1 — The act of killing (Joshua Oppenheimer)
Mi película preferida del año, y una de las más perturbadoras que he visto jamás. Un estudio sobre la banalidad del mal que cortocircuita nuestras expectativas a través de un diabólico y revelador juego de máscaras en el que realidad y representación se entrelazan de forma inquietante, intercambiando roles de víctima y verdugo sólo para descubrir que el Mal, en ocasiones, está tan interiorizado que ha perdido todo su sentido, y apenas un resquicio de luz (los últimos planos de Anward Congo) revelan la posibilidad ya no tanto de una redención como de una conciencia, tal vez desvirtuada y tibia, de unos actos terribles que, en un contexto de podredumbre moral, se volvieron rutinarios, irrelevantes.
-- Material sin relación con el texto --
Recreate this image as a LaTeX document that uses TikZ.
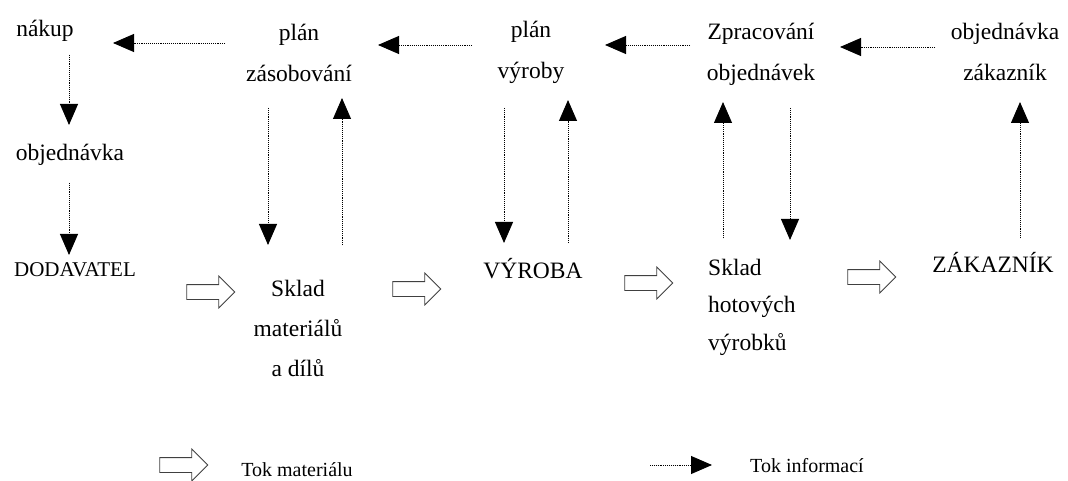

Oppenheimer retrata la tragedia de las matanzas de Indonesia desde el prisma de estos vencedores que lucen orgullosos su largo historial de asesinatos, dejándonos helados ante la naturaleza de una sociedad construida sobre un brutal derramamiento de sangre y cohesionada por el pegamento de la corrupción. Por el camino, se reflexiona sobre la facultad del arte para exorcizar viejos demonios o, simplemente, hurgar en las zonas más sombrías de la condición humana, aun a costa de arrojar inquietantes conclusiones. En definitiva, una obra maestra anómala y necesaria.